--- Start of EXERCISE DATA ---

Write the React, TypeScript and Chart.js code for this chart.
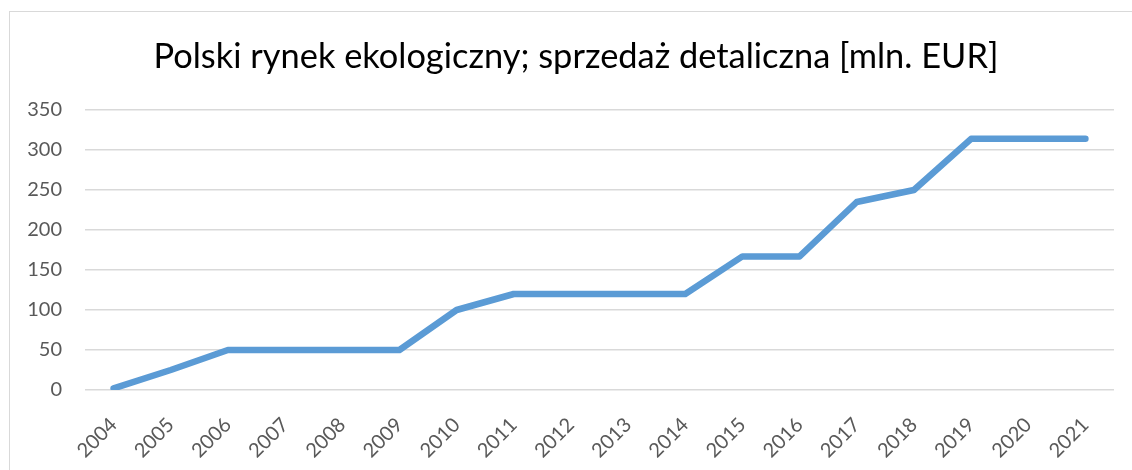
import React, { useEffect, useRef } from "react";
import { Chart, registerables } from "chart.js";

Chart.register(...registerables);

const TITLE = "Polski rynek ekologiczny; sprzedaż detaliczna [mln. EUR]";
const YEARS = ["2004","2005","2006","2007","2008","2009","2010","2011","2012","2013","2014","2015","2016","2017","2018","2019","2020","2021"];
const SALES = [2, 25, 50, 50, 50, 50, 100, 120, 120, 120, 120, 167, 167, 235, 250, 314, 314, 314];
const Y_MIN = 0;
const Y_MAX = 350;
const Y_STEP = 50;

export default function App() {
  const ref = useRef<HTMLCanvasElement | null>(null);

  useEffect(() => {
    if (!ref.current) return;
    const chart = new Chart(ref.current, {
      type: "line",
      data: {
        labels: YEARS,
        datasets: [
          {
            data: SALES,
            borderColor: "#5B9BD5",
            backgroundColor: "#5B9BD5",
            borderWidth: 6.5,
            borderCapStyle: "round",
            borderJoinStyle: "round",
            pointRadius: 0,
            tension: 0,
          },
        ],
      },
      options: {
        responsive: false,
        animation: false,
        layout: { padding: { left: 0, right: 18, top: 110, bottom: 0 } },
        plugins: {
          legend: { display: false },
          tooltip: { enabled: false },
          title: { display: false },
        },
        scales: {
          x: {
            offset: true,
            grid: { display: false, drawTicks: false },
            border: { display: false },
            ticks: {
              color: "#595959",
              font: { family: "Lato", size: 20 },
              minRotation: 45,
              maxRotation: 45,
              autoSkip: false,
              padding: 23,
            },
            afterFit: (s: any) => {
              s.height = 80;
            },
          },
          y: {
            min: Y_MIN,
            max: Y_MAX,
            grid: { color: "#d9d9d9", lineWidth: 1.5, drawTicks: false },
            border: { display: false },
            ticks: {
              stepSize: Y_STEP,
              color: "#595959",
              font: { family: "Lato", size: 20 },
              padding: 23,
            },
            afterFit: (s: any) => {
              s.width = 85;
            },
          },
        },
      },
    });
    return () => chart.destroy();
  }, []);

  return (
    <div style={{ position: "absolute", left: 0, top: 0, width: 1132, height: 470, overflow: "hidden", background: "#fff" }}>
      <div
        style={{
          position: "absolute",
          left: 9,
          top: 11,
          width: 1300,
          height: 700,
          border: "1.5px solid #d9d9d9",
          boxSizing: "border-box",
        }}
      />
      <canvas ref={ref} width={1132} height={470} style={{ position: "absolute", left: 0, top: 0, display: "block" }} />
      <div
        style={{
          position: "absolute",
          left: 0,
          top: 38,
          width: 1152,
          textAlign: "center",
          fontFamily: "Lato",
          fontSize: 34.4,
          lineHeight: 1,
          color: "#000",
          whiteSpace: "nowrap",
        }}
      >
        {TITLE}
      </div>
    </div>
  );
}
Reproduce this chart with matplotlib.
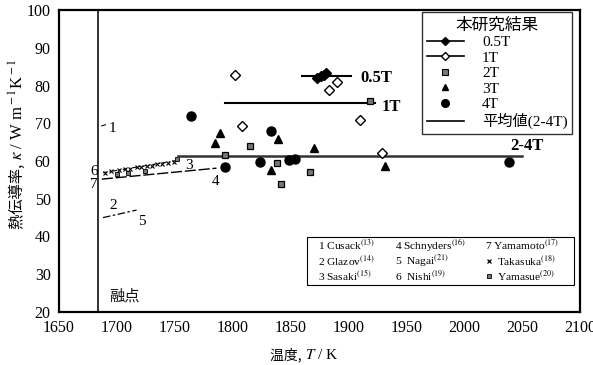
import matplotlib
matplotlib.use("Agg")
import matplotlib.pyplot as plt
from matplotlib.lines import Line2D
from matplotlib.patches import Rectangle
from matplotlib.font_manager import FontProperties

plt.rcParams['mathtext.fontset'] = 'stix'
plt.rcParams['font.family'] = ['Liberation Serif', 'Noto Sans CJK JP', 'DejaVu Serif']

# ---------------- data ----------------
melting_T = 1684

# this study
t05_T = [1873, 1876, 1879, 1881]
t05_k = [81.9, 82.4, 82.8, 83.2]
t1_T = [1802, 1808, 1883, 1890, 1910, 1929]
t1_k = [82.8, 69.4, 78.8, 81.0, 70.9, 62.0]
t2_T = [1793, 1815, 1838, 1842, 1867, 1919]
t2_k = [61.6, 64.0, 59.6, 53.9, 57.2, 76.0]
t3_T = [1785, 1789, 1833, 1839, 1870, 1932]
t3_k = [64.9, 67.5, 57.6, 65.7, 63.4, 58.7]
t4_T = [1764, 1793, 1824, 1833, 1849, 1854, 2039]
t4_k = [72.0, 58.3, 59.8, 67.9, 60.3, 60.6, 59.8]

# mean lines
mean05_T = [1860, 1902]
mean05_k = [82.6, 82.6]
mean1_T = [1793, 1923]
mean1_k = [75.4, 75.4]
mean24_T = [1753, 2050]
mean24_k = [61.3, 61.3]

# literature
lit1_T = [1687, 1690]
lit1_k = [69.3, 69.6]
lit25_T = [1688, 1717]
lit25_k = [45.0, 47.0]
lit36_T = [1688, 1755]
lit36_k = [56.9, 60.3]
lit47_T = [1687, 1786]
lit47_k = [55.2, 58.1]
taka_T = [1690, 1695, 1702, 1707, 1711, 1717, 1721, 1726, 1730, 1735, 1739, 1744, 1749]
taka_k = [56.9, 57.3, 57.6, 57.8, 58.0, 58.3, 58.5, 58.6, 58.8, 59.1, 59.2, 59.4, 59.8]
yama_T = [1700, 1710, 1724, 1752]
yama_k = [56.6, 56.7, 57.4, 60.5]

xticks = [1650, 1700, 1750, 1800, 1850, 1900, 1950, 2000, 2050, 2100]
yticks = [20, 30, 40, 50, 60, 70, 80, 90, 100]

# ---------------- figure ----------------
fig = plt.figure(figsize=(5.93, 3.65), dpi=100)
ax = fig.add_axes([59/593, 1-312/365, (580-59)/593, (312-10)/365])
ax.set_xlim(1650, 2100)
ax.set_ylim(20, 100)
ax.set_xticks(xticks)
ax.set_yticks(yticks)
ax.tick_params(length=0, labelsize=11.5, pad=6)
for s in ax.spines.values():
    s.set_linewidth(1.6)

# melting point
ax.axvline(melting_T, color='#222222', lw=1.3)
ax.text(1693, 23, '融点', fontsize=11, family=['Noto Sans CJK JP'], color='#111111')

# literature lines
ax.plot(lit1_T, lit1_k, color='k', lw=0.8)
ax.plot(lit25_T, lit25_k, color='k', lw=0.9, ls=(0, (6, 2, 2, 2)))
ax.plot(lit36_T, lit36_k, color='k', lw=0.8, ls=(0, (4, 2, 1, 2)))
ax.plot(lit47_T, lit47_k, color='k', lw=1.0, ls=(0, (8, 2)))
ax.plot(taka_T, taka_k, ls='none', marker='x', ms=2.5, mew=0.8, color='k')
ax.plot(yama_T, yama_k, ls='none', marker='s', ms=3.2, mfc='#777777', mec='k', mew=0.6)

lit_labels = [('1', 1696, 68.7), ('2', 1697, 48.3), ('5', 1721.5, 43.9),
              ('3', 1762, 58.9), ('4', 1785, 54.5), ('6', 1680, 57.2), ('7', 1680.5, 53.9)]
for lab, x, y in lit_labels:
    ax.text(x, y, lab, fontsize=11, ha='center', va='center')

# mean lines
ax.plot(mean05_T, mean05_k, color='k', lw=1.5)
ax.plot(mean1_T, mean1_k, color='k', lw=1.5)
ax.plot(mean24_T, mean24_k, color='#333333', lw=1.8)
ax.text(1910, 82.0, '0.5T', fontsize=12, fontweight='bold', va='center')
ax.text(1929, 74.4, '1T', fontsize=12, fontweight='bold', va='center')
ax.text(2040, 61.8, '2-4T', fontsize=12, fontweight='bold', va='bottom')

# data points
ax.plot(t05_T, t05_k, ls='none', marker='D', ms=5, color='k')
ax.plot(t1_T, t1_k, ls='none', marker='D', ms=5.5, mfc='white', mec='k', mew=1.0)
ax.plot(t2_T, t2_k, ls='none', marker='s', ms=5, mfc='#777777', mec='k', mew=0.9)
ax.plot(t3_T, t3_k, ls='none', marker='^', ms=6, color='k')
ax.plot(t4_T, t4_k, ls='none', marker='o', ms=6.5, color='k')

# legend of this study
handles = [
    Line2D([], [], color='k', lw=1.2, marker='D', ms=4.5),
    Line2D([], [], color='k', lw=1.2, marker='D', ms=4.5, mfc='white'),
    Line2D([], [], ls='none', marker='s', ms=4.5, mfc='#777777', mec='k', mew=0.8),
    Line2D([], [], ls='none', marker='^', ms=5, color='k'),
    Line2D([], [], ls='none', marker='o', ms=5.5, color='k'),
    Line2D([], [], color='k', lw=1.2),
]
labels = ['0.5T', '1T', '2T', '3T', '4T', '平均値(2-4T)']
leg = ax.legend(handles, labels, loc='upper right', bbox_to_anchor=(0.985, 0.993),
                borderaxespad=0, frameon=True, fancybox=False, edgecolor='k',
                prop=FontProperties(family=['Liberation Serif', 'Noto Sans CJK JP'], size=11),
                title='本研究結果', handlelength=2.4, handletextpad=1.2,
                labelspacing=0.12, borderpad=0.3)
leg.get_title().set_fontproperties(FontProperties(family=['Noto Sans CJK JP'], size=12))
leg.get_frame().set_linewidth(1.0)
leg._legend_box.align = 'center'

# literature legend box
ax.add_patch(Rectangle((0.476, 0.090), 0.512, 0.160, transform=ax.transAxes,
                       fill=False, lw=0.8, ec='k', zorder=5))
lit_rows = [
    ['1 Cusack$^{(13)}$', '4 Schnyders$^{(16)}$', '7 Yamamoto$^{(17)}$'],
    ['2 Glazov$^{(14)}$', '5  Nagai$^{(21)}$', 'Takasuka$^{(18)}$'],
    ['3 Sasaki$^{(15)}$', '6  Nishi$^{(19)}$', 'Yamasue$^{(20)}$'],
]
row_y = [0.221, 0.170, 0.119]
col_x = [0.497, 0.645, 0.818]
for r, row in enumerate(lit_rows):
    for c, txt in enumerate(row):
        xx = col_x[c] + (0.022 if (c == 2 and r > 0) else 0)
        ax.text(xx, row_y[r], txt, transform=ax.transAxes, fontsize=8.2,
                va='center', ha='left', zorder=6)
ax.plot([0.826], [row_y[1]], transform=ax.transAxes, marker='x', ms=3, mew=0.9,
        color='k', clip_on=False, zorder=6)
ax.plot([0.826], [row_y[2]], transform=ax.transAxes, marker='s', ms=3.5,
        mfc='#777777', mec='k', mew=0.6, clip_on=False, zorder=6)

# axis labels
fig.text(0.030, 1-160/365, '熱伝導率, ', rotation=90, ha='center', va='top',
         fontsize=11, family=['Noto Sans CJK JP'])
fig.text(0.030, 1-160/365, r'$\kappa$ / W m$^{\rm -1}$K$^{\rm -1}$', rotation=90,
         ha='center', va='bottom', fontsize=12, family=['Liberation Serif'])
fig.text(305/593, 1-355/365, '温度, ', ha='right', va='center', fontsize=10,
         family=['Noto Sans CJK JP'])
fig.text(305/593, 1-355/365, '$T$ / K', ha='left', va='center', fontsize=11,
         family=['Liberation Serif'])

fig.savefig('out.png', dpi=100)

--- End of EXERCISE DATA ---

GIVEN TASK:
Repeat word for word the lines above, from the first entry through the line containing "const ref = useRef<HTMLCanvasElement", with both ends kept and the pictures dropped.

PROBLEM SOLUTION:
Write the React, TypeScript and Chart.js code for this chart.
import React, { useEffect, useRef } from "react";
import { Chart, registerables } from "chart.js";

Chart.register(...registerables);

const TITLE = "Polski rynek ekologiczny; sprzedaż detaliczna [mln. EUR]";
const YEARS = ["2004","2005","2006","2007","2008","2009","2010","2011","2012","2013","2014","2015","2016","2017","2018","2019","2020","2021"];
const SALES = [2, 25, 50, 50, 50, 50, 100, 120, 120, 120, 120, 167, 167, 235, 250, 314, 314, 314];
const Y_MIN = 0;
const Y_MAX = 350;
const Y_STEP = 50;

export default function App() {
  const ref = useRef<HTMLCanvasElement | null>(null);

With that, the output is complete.